**TASK INSTRUCTIONS**
In the listing below, locate the line containing "Write a web" and copy it and every line after it through the end, exactly as written, leaving out any pictures.

**EXTRACTED RECORDS**
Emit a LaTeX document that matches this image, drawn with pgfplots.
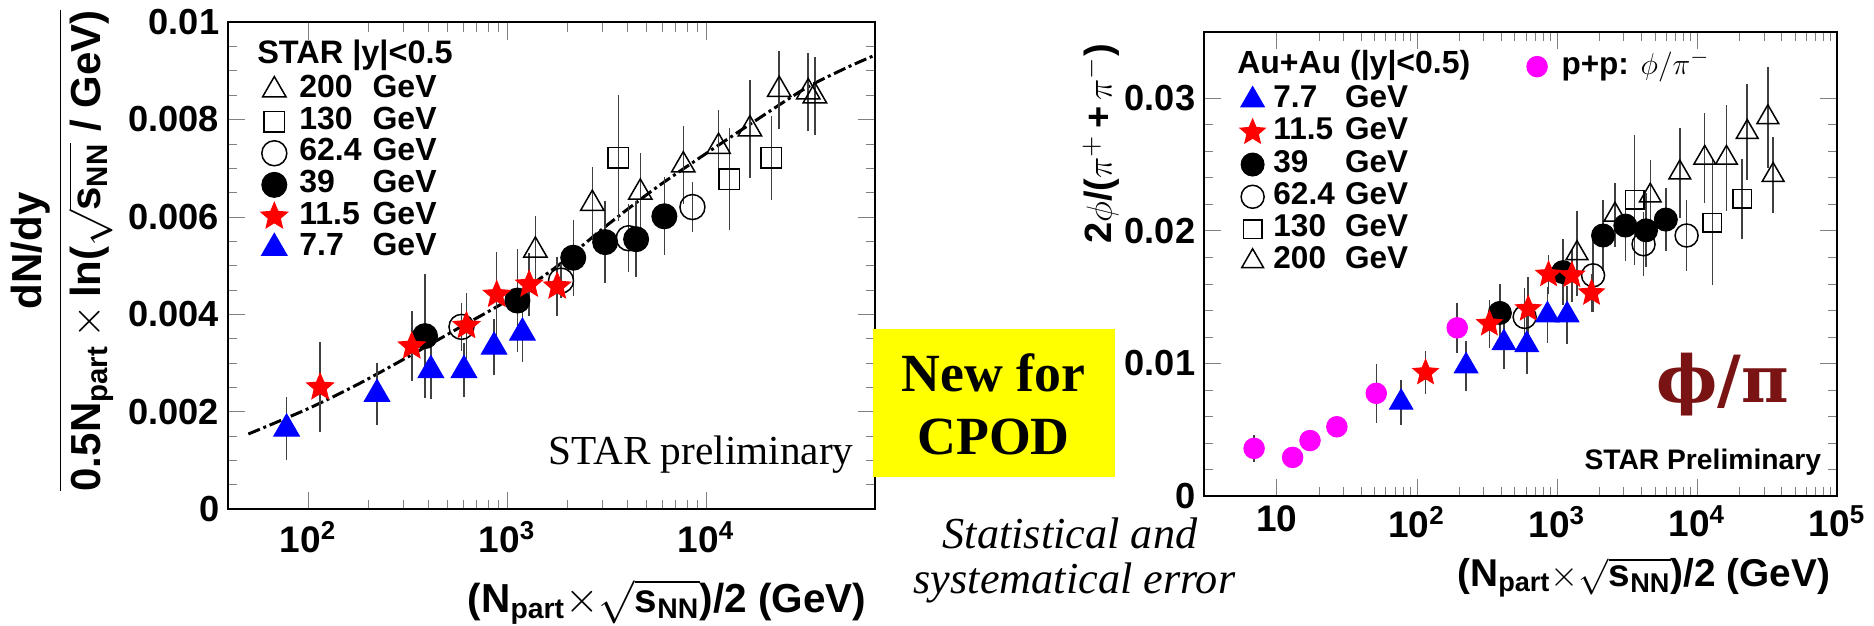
\documentclass[border=0pt]{standalone}
\usepackage{fontspec}
\setmainfont{Liberation Sans}
\newfontfamily\tnr{Liberation Serif}
\newfontfamily\dvs{DejaVu Serif}
\usepackage{pgfplots}
\usepackage{pgfplotstable}
\pgfplotsset{compat=1.18}
\usetikzlibrary{plotmarks}
\definecolor{maroonc}{RGB}{122,20,20}
\definecolor{magc}{RGB}{255,0,255}
\definecolor{yelc}{RGB}{255,255,0}
\definecolor{bluec}{RGB}{0,0,255}
\definecolor{redc}{RGB}{255,0,0}

\pgfdeclareplotmark{fstar}{%
  \pgfpathmoveto{\pgfpointpolar{90}{\pgfplotmarksize}}%
  \pgfpathlineto{\pgfpointpolar{126}{0.45\pgfplotmarksize}}%
  \pgfpathlineto{\pgfpointpolar{162}{\pgfplotmarksize}}%
  \pgfpathlineto{\pgfpointpolar{198}{0.45\pgfplotmarksize}}%
  \pgfpathlineto{\pgfpointpolar{234}{\pgfplotmarksize}}%
  \pgfpathlineto{\pgfpointpolar{270}{0.45\pgfplotmarksize}}%
  \pgfpathlineto{\pgfpointpolar{306}{\pgfplotmarksize}}%
  \pgfpathlineto{\pgfpointpolar{342}{0.45\pgfplotmarksize}}%
  \pgfpathlineto{\pgfpointpolar{18}{\pgfplotmarksize}}%
  \pgfpathlineto{\pgfpointpolar{54}{0.45\pgfplotmarksize}}%
  \pgfpathclose
  \pgfusepathqfillstroke}

% ---------- left panel: dN/dy scaled ----------
\pgfplotstableread{
x y
50.1 0.00154
100 0.00206
177.8 0.00256
316.2 0.00312
562.3 0.00370
1000 0.00428
1778 0.00498
3162 0.00582
5623 0.00660
10000 0.00730
17783 0.00798
31623 0.00864
50119 0.00905
70600 0.00932
}\Lcurve
\pgfplotstableread{
x y e
1387 0.00531 0.00070
2680 0.00627 0.00075
4670 0.00650 0.00080
7680 0.00706 0.00080
11550 0.00744 0.00075
16600 0.00780 0.00100
23300 0.00861 0.00080
32600 0.00856 0.00080
35200 0.00848 0.00080
}\LtwoH
\pgfplotstableread{
x y e
3620 0.00721 0.00130
13100 0.00677 0.00105
21300 0.00721 0.00086
}\LoneT
\pgfplotstableread{
x y e
590 0.00374 0.00050
1866 0.00469 0.00035
4083 0.00556 0.00070
8540 0.00620 0.00052
}\Lsixtwo
\pgfplotstableread{
x y e
387 0.00355 0.00127
1127 0.00428 0.00105
2150 0.00516 0.00078
3110 0.00548 0.00084
4450 0.00554 0.00078
6170 0.00601 0.00080
}\Lthirtynine
\pgfplotstableread{
x y e
115 0.00250 0.00092
332 0.00334 0.00072
625 0.00376 0.00068
887 0.00440 0.00088
1291 0.00461 0.00064
1786 0.00457 0.00060
}\Leleven
\pgfplotstableread{
x y e
78 0.00165 0.00064
222 0.00236 0.00064
414 0.00285 0.00060
607 0.00285 0.00055
860 0.00333 0.00058
1194 0.00362 0.00060
}\Lseven

% ---------- right panel: phi/pi ----------
\pgfplotstableread{
x y e
6.9 0.00359 0.0010
13.0 0.00291 0.0003
17.3 0.00418 0.0003
26.9 0.00522 0.0003
51.4 0.00774 0.0022
194.5 0.01268 0.0019
}\Rpp
\pgfplotstableread{
x y e
77.4 0.00705 0.0017
225 0.0098 0.0019
419 0.01154 0.0020
610 0.0114 0.0022
857 0.01364 0.0021
1185 0.01364 0.0022
}\Rseven
\pgfplotstableread{
x y e
115.6 0.0093 0.0016
330 0.01298 0.0018
625 0.0141 0.0024
873 0.0167 0.0015
1280 0.01664 0.0020
1770 0.0153 0.0014
}\Releven
\pgfplotstableread{
x y e
392 0.0138 0.0022
1107 0.01688 0.0025
2138 0.01964 0.0027
3083 0.02039 0.0027
4335 0.02003 0.0028
5998 0.02084 0.0024
}\Rthirtynine
\pgfplotstableread{
x y e
589 0.0135 0.0022
1815 0.01664 0.0028
4160 0.01898 0.0024
8440 0.01964 0.0027
}\Rsixtwo
\pgfplotstableread{
x y e
3593 0.02234 0.0049
12910 0.0206 0.0047
20980 0.0224 0.0030
}\RoneT
\pgfplotstableread{
x y e
1393 0.0183 0.0032
2600 0.0212 0.0024
4645 0.02264 0.0027
7550 0.02438 0.0034
11370 0.02549 0.0034
16250 0.02549 0.0040
22860 0.02744 0.0036
32100 0.02855 0.0038
35000 0.0242 0.0029
}\RtwoH

\begin{document}
\begin{tikzpicture}[x=1pt,y=1pt]
\useasboundingbox (0pt,0pt) rectangle (749.6pt,250pt);

% ================= LEFT AXIS =================
\begin{axis}[scale only axis, xmode=log, tick align=inside,
  major tick length=7pt, minor tick length=3.8pt,
  axis line style={line width=0.8pt},
  yticklabel style={font=\fontsize{14.5}{16}\selectfont\bfseries},
  xticklabel style={font=\fontsize{14.8}{16}\selectfont\bfseries, yshift=-1.5pt},
  scaled y ticks=false, legend cell align=left, enlargelimits=false,
  legend image code/.code={\draw[mark repeat=2,mark phase=2,#1] plot coordinates {(0pt,0pt)(6pt,0pt)(12pt,0pt)};},
  at={(91.2pt,46.4pt)}, anchor=south west,
  width=258.8pt, height=194.8pt,
  xmin=39.6, xmax=70600, ymin=0, ymax=0.01,
  xtick={100,1000,10000},
  xticklabels={10\textsuperscript{2},10\textsuperscript{3},10\textsuperscript{4}},
  ytick={0,0.002,0.004,0.006,0.008,0.01},
  yticklabels={0,0.002,0.004,0.006,0.008,0.01},
  minor y tick num=3,
  ylabel={$\displaystyle\frac{\mbox{\bfseries dN/dy}}{\mbox{\bfseries 0.5N\textsubscript{part}}\,{\times}\,\mbox{\bfseries ln(}\sqrt{\mbox{\bfseries s\textsubscript{NN}}}\mbox{\bfseries\ / GeV)}}$},
  ylabel style={at={(axis description cs:-0.2558,0.53)}, anchor=center, font=\fontsize{16.8}{18}\selectfont},
  xlabel={\bfseries (N\textsubscript{part}$\times$$\sqrt{\mbox{\bfseries s\textsubscript{NN}}}$)/2 (GeV)},
  xlabel style={at={(axis description cs:1,-0.2115)}, anchor=base east, font=\fontsize{16.2}{18}\selectfont},
  legend style={at={(0.051,0.8927)}, anchor=north west, draw=none, fill=none,
    inner sep=0pt, outer sep=0pt, row sep=0pt, column sep=4.7pt,
    font=\fontsize{12.8}{14}\selectfont\bfseries,
    nodes={inner sep=0pt, text height=9.4pt, text depth=3.24pt}},
]
\addplot[black, line width=1.2pt, dash pattern=on 5pt off 1.5pt on 1.2pt off 1.5pt, smooth, forget plot] table[x=x,y=y]{\Lcurve};
\addplot[only marks, black, mark=triangle, mark size=5.4pt, mark options={line width=0.6pt},
  error bars/.cd, y dir=both, y explicit, error mark=none, error bar style={line width=0.6pt, black!75}] table[x=x,y=y,y error=e]{\LtwoH};
\addlegendentry{\makebox[29.3pt][l]{200}GeV}
\addplot[only marks, black, mark=square, mark size=4.1pt, mark options={line width=0.6pt},
  error bars/.cd, y dir=both, y explicit, error mark=none, error bar style={line width=0.6pt, black!75}] table[x=x,y=y,y error=e]{\LoneT};
\addlegendentry{\makebox[29.3pt][l]{130}GeV}
\addplot[only marks, black, mark=o, mark size=5pt, mark options={line width=0.6pt},
  error bars/.cd, y dir=both, y explicit, error mark=none, error bar style={line width=0.6pt, black!75}] table[x=x,y=y,y error=e]{\Lsixtwo};
\addlegendentry{\makebox[29.3pt][l]{62.4}GeV}
\addplot[only marks, black, mark=*, mark size=5pt,
  error bars/.cd, y dir=both, y explicit, error mark=none, error bar style={line width=0.6pt, black!75}] table[x=x,y=y,y error=e]{\Lthirtynine};
\addlegendentry{\makebox[29.3pt][l]{39}GeV}
\addplot[only marks, redc, mark=fstar, mark size=5.6pt,
  error bars/.cd, y dir=both, y explicit, error mark=none, error bar style={line width=0.6pt, black!75}] table[x=x,y=y,y error=e]{\Leleven};
\addlegendentry{\makebox[29.3pt][l]{11.5}GeV}
\addplot[only marks, bluec, mark=triangle*, mark size=5.9pt,
  error bars/.cd, y dir=both, y explicit, error mark=none, error bar style={line width=0.6pt, black!75}] table[x=x,y=y,y error=e]{\Lseven};
\addlegendentry{\makebox[29.3pt][l]{7.7}GeV}
\end{axis}

% ================= RIGHT AXIS =================
\begin{axis}[scale only axis, xmode=log, tick align=inside,
  major tick length=7pt, minor tick length=3.8pt,
  axis line style={line width=0.8pt},
  yticklabel style={font=\fontsize{14.5}{16}\selectfont\bfseries},
  xticklabel style={font=\fontsize{14.8}{16}\selectfont\bfseries, yshift=-0.5pt},
  scaled y ticks=false, legend cell align=left, enlargelimits=false,
  legend image code/.code={\draw[mark repeat=2,mark phase=2,#1] plot coordinates {(0pt,0pt)(6pt,0pt)(12pt,0pt)};},
  at={(481.6pt,51.6pt)}, anchor=south west,
  width=253.2pt, height=185.7pt,
  xmin=3.03, xmax=100000, ymin=0, ymax=0.035,
  xtick={10,100,1000,10000,100000},
  xticklabels={10,10\textsuperscript{2},10\textsuperscript{3},10\textsuperscript{4},10\textsuperscript{5}},
  ytick={0,0.01,0.02,0.03},
  yticklabels={0,0.01,0.02,0.03},
  minor y tick num=4,
  xlabel={\bfseries (N\textsubscript{part}$\times$$\sqrt{\mbox{\bfseries s\textsubscript{NN}}}$)/2 (GeV)},
  xlabel style={at={(axis description cs:1.003,-0.1939)}, anchor=base east, font=\fontsize{15.5}{17}\selectfont},
  reverse legend,
  legend style={at={(0.0569,0.8877)}, anchor=north west, draw=none, fill=none,
    inner sep=0pt, outer sep=0pt, row sep=0pt, column sep=3.3pt,
    font=\fontsize{12.6}{14}\selectfont\bfseries,
    nodes={inner sep=0pt, text height=9.5pt, text depth=3.4pt}},
]
\addplot[only marks, black, mark=triangle, mark size=5pt, mark options={line width=0.6pt},
  error bars/.cd, y dir=both, y explicit, error mark=none, error bar style={line width=0.6pt, black!75}] table[x=x,y=y,y error=e]{\RtwoH};
\addlegendentry{\makebox[28.7pt][l]{200}GeV}
\addplot[only marks, black, mark=square, mark size=3.7pt, mark options={line width=0.6pt},
  error bars/.cd, y dir=both, y explicit, error mark=none, error bar style={line width=0.6pt, black!75}] table[x=x,y=y,y error=e]{\RoneT};
\addlegendentry{\makebox[28.7pt][l]{130}GeV}
\addplot[only marks, black, mark=o, mark size=4.6pt, mark options={line width=0.6pt},
  error bars/.cd, y dir=both, y explicit, error mark=none, error bar style={line width=0.6pt, black!75}] table[x=x,y=y,y error=e]{\Rsixtwo};
\addlegendentry{\makebox[28.7pt][l]{62.4}GeV}
\addplot[only marks, black, mark=*, mark size=4.6pt,
  error bars/.cd, y dir=both, y explicit, error mark=none, error bar style={line width=0.6pt, black!75}] table[x=x,y=y,y error=e]{\Rthirtynine};
\addlegendentry{\makebox[28.7pt][l]{39}GeV}
\addplot[only marks, redc, mark=fstar, mark size=5.3pt,
  error bars/.cd, y dir=both, y explicit, error mark=none, error bar style={line width=0.6pt, black!75}] table[x=x,y=y,y error=e]{\Releven};
\addlegendentry{\makebox[28.7pt][l]{11.5}GeV}
\addplot[only marks, bluec, mark=triangle*, mark size=5.4pt,
  error bars/.cd, y dir=both, y explicit, error mark=none, error bar style={line width=0.6pt, black!75}] table[x=x,y=y,y error=e]{\Rseven};
\addlegendentry{\makebox[28.7pt][l]{7.7}GeV}
\end{axis}

% overlay axis for p+p
\begin{axis}[scale only axis, xmode=log, hide axis, at={(481.6pt,51.6pt)}, anchor=south west,
  width=253.2pt, height=185.7pt,
  xmin=3.03, xmax=100000, ymin=0, ymax=0.035, enlargelimits=false,
  legend image code/.code={\draw[mark repeat=2,mark phase=2,#1] plot coordinates {(0pt,0pt)(6pt,0pt)(12pt,0pt)};},
  legend style={at={(0.51,0.9596)}, anchor=north west, draw=none, fill=none,
    inner sep=0pt, outer sep=0pt, row sep=0pt, column sep=5.7pt,
    font=\fontsize{12.6}{14}\selectfont\bfseries,
    nodes={inner sep=0pt, text height=9.5pt, text depth=3.4pt}},
]
\addplot[only marks, magc, mark=*, mark size=4.1pt,
  error bars/.cd, y dir=both, y explicit, error mark=none, error bar style={line width=0.6pt, black!75}] table[x=x,y=y,y error=e]{\Rpp};
\addlegendentry{p+p: $\phi/\pi^{-}$}
\end{axis}

% ---------- free texts ----------
\node[rotate=90, anchor=center, inner sep=0pt, font=\fontsize{15.2}{17}\selectfont] at (440.4pt,192.4pt)
  {$\mbox{\bfseries 2}\phi\mbox{\bfseries /(}\pi^{+}\,\mbox{\bfseries +}\,\pi^{-}\mbox{\bfseries )}$};
\node[anchor=west, inner sep=0pt, font=\fontsize{13}{15}\selectfont\bfseries] at (102.7pt,228pt) {STAR |y|<0.5};
\node[anchor=west, inner sep=0pt, font=\fontsize{12.8}{15}\selectfont\bfseries] at (494.7pt,224pt) {Au+Au (|y|<0.5)};
\node[anchor=base west, inner sep=0pt, font=\tnr\fontsize{16.5}{18}\selectfont] at (219.2pt,64.4pt) {STAR preliminary};
\node[anchor=west, inner sep=0pt, font=\fontsize{11.3}{13}\selectfont\bfseries] at (633.6pt,65.2pt) {STAR Preliminary};
\node[anchor=base, inner sep=0pt, text=maroonc, font=\dvs\bfseries\fontsize{26}{28}\selectfont] at (689.2pt,89pt) {ϕ/π};

\node[fill=yelc, minimum width=96.8pt, minimum height=59.2pt, inner sep=0pt] at (397.6pt,88.8pt) {};
\node[anchor=base, inner sep=0pt, font=\tnr\bfseries\fontsize{21.5}{24}\selectfont] at (397.4pt,93.3pt) {New for};
\node[anchor=base, inner sep=0pt, font=\tnr\bfseries\fontsize{21.5}{24}\selectfont] at (397.4pt,68.4pt) {CPOD};

\node[anchor=base, inner sep=0pt, font=\tnr\itshape\fontsize{17.7}{20}\selectfont] at (428pt,30.8pt) {Statistical and};
\node[anchor=base, inner sep=0pt, font=\tnr\itshape\fontsize{17.7}{20}\selectfont] at (429.8pt,12.8pt) {systematical error};
\end{tikzpicture}
\end{document}
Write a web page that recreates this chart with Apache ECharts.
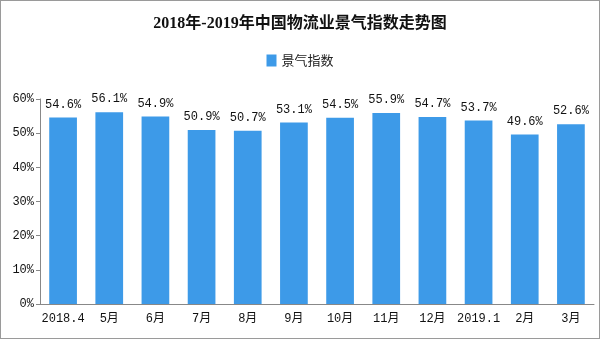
<!DOCTYPE html>
<html><head><meta charset="utf-8">
<script src="https://cdn.jsdelivr.net/npm/echarts@6/dist/echarts.min.js"></script>
<style>html,body{margin:0;padding:0;background:#fff}#c{width:598px;height:337px;border:1px solid #9a9a9a}</style>
</head><body><div id="c"></div>
<script>
const categories = ['2018.4','5月','6月','7月','8月','9月','10月','11月','12月','2019.1','2月','3月'];
const values = [54.6, 56.1, 54.9, 50.9, 50.7, 53.1, 54.5, 55.9, 54.7, 53.7, 49.6, 52.6];
const seriesName = '景气指数';
const titleText = '2018年-2019年中国物流业景气指数走势图';
const mono = "'Liberation Mono','Noto Sans CJK SC',monospace";
const chart = echarts.init(document.getElementById('c'));
chart.setOption({
  animation:false,
  title:{text:titleText,left:'center',top:10,textStyle:{fontSize:16,fontWeight:'bold',color:'#111',fontFamily:"'Liberation Serif','Noto Sans CJK SC',serif"}},
  legend:{data:[{name:seriesName,icon:'rect'}],top:48,left:'center',itemWidth:10,itemHeight:12,itemGap:4,textStyle:{fontSize:13,color:'#222',fontFamily:"'Noto Sans CJK SC',sans-serif"}},
  grid:{left:39,right:5,top:98,bottom:34},
  xAxis:{type:'category',data:categories,axisLine:{lineStyle:{color:'#888'}},axisTick:{lineStyle:{color:'#888'},length:5},
    axisLabel:{interval:0,color:'#111',fontSize:12,margin:9,fontFamily:mono}},
  yAxis:{type:'value',min:0,max:60,interval:10,axisLine:{show:true,lineStyle:{color:'#888'}},axisTick:{show:true,length:4,lineStyle:{color:'#888'}},
    splitLine:{show:false},axisLabel:{formatter:'{value}%',color:'#111',fontSize:12,margin:6,fontFamily:mono}},
  series:[{name:seriesName,type:'bar',data:values,barCategoryGap:'40%',itemStyle:{color:'#3d9ae8'},
    label:{show:true,position:'top',distance:7,formatter:p=>p.value.toFixed(1)+'%',color:'#111',fontSize:12,fontFamily:mono}}]
});
</script></body></html>
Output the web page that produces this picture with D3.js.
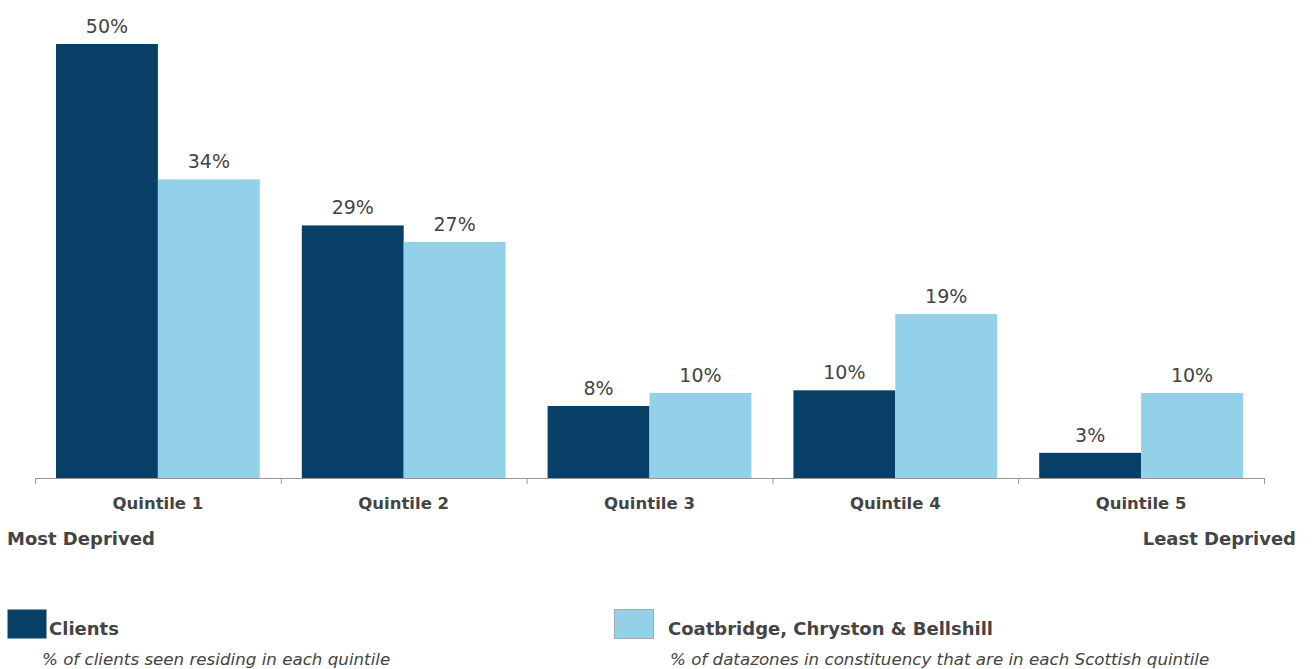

**FULL RESPONSE**
Write a web page that recreates this chart with Apache ECharts.
<!DOCTYPE html>
<html><head><meta charset="utf-8">
<script src="https://cdn.jsdelivr.net/npm/echarts@6/dist/echarts.min.js"></script>
<style>html,body{margin:0;padding:0;background:#fff}#c{width:598px;height:337px;border:1px solid #9a9a9a}</style>
</head><body><div id="c"></div>
<script>
const categories = ['2018.4','5月','6月','7月','8月','9月','10月','11月','12月','2019.1','2月','3月'];
const values = [54.6, 56.1, 54.9, 50.9, 50.7, 53.1, 54.5, 55.9, 54.7, 53.7, 49.6, 52.6];
const seriesName = '景气指数';
const titleText = '2018年-2019年中国物流业景气指数走势图';
const mono = "'Liberation Mono','Noto Sans CJK SC',monospace";
const chart = echarts.init(document.getElementById('c'));
chart.setOption({
  animation:false,
  title:{text:titleText,left:'center',top:10,textStyle:{fontSize:16,fontWeight:'bold',color:'#111',fontFamily:"'Liberation Serif','Noto Sans CJK SC',serif"}},
  legend:{data:[{name:seriesName,icon:'rect'}],top:48,left:'center',itemWidth:10,itemHeight:12,itemGap:4,textStyle:{fontSize:13,color:'#222',fontFamily:"'Noto Sans CJK SC',sans-serif"}},
  grid:{left:39,right:5,top:98,bottom:34},
  xAxis:{type:'category',data:categories,axisLine:{lineStyle:{color:'#888'}},axisTick:{lineStyle:{color:'#888'},length:5},
    axisLabel:{interval:0,color:'#111',fontSize:12,margin:9,fontFamily:mono}},
  yAxis:{type:'value',min:0,max:60,interval:10,axisLine:{show:true,lineStyle:{color:'#888'}},axisTick:{show:true,length:4,lineStyle:{color:'#888'}},
    splitLine:{show:false},axisLabel:{formatter:'{value}%',color:'#111',fontSize:12,margin:6,fontFamily:mono}},
  series:[{name:seriesName,type:'bar',data:values,barCategoryGap:'40%',itemStyle:{color:'#3d9ae8'},
    label:{show:true,position:'top',distance:7,formatter:p=>p.value.toFixed(1)+'%',color:'#111',fontSize:12,fontFamily:mono}}]
});
</script></body></html>
Output the web page that produces this picture with D3.js.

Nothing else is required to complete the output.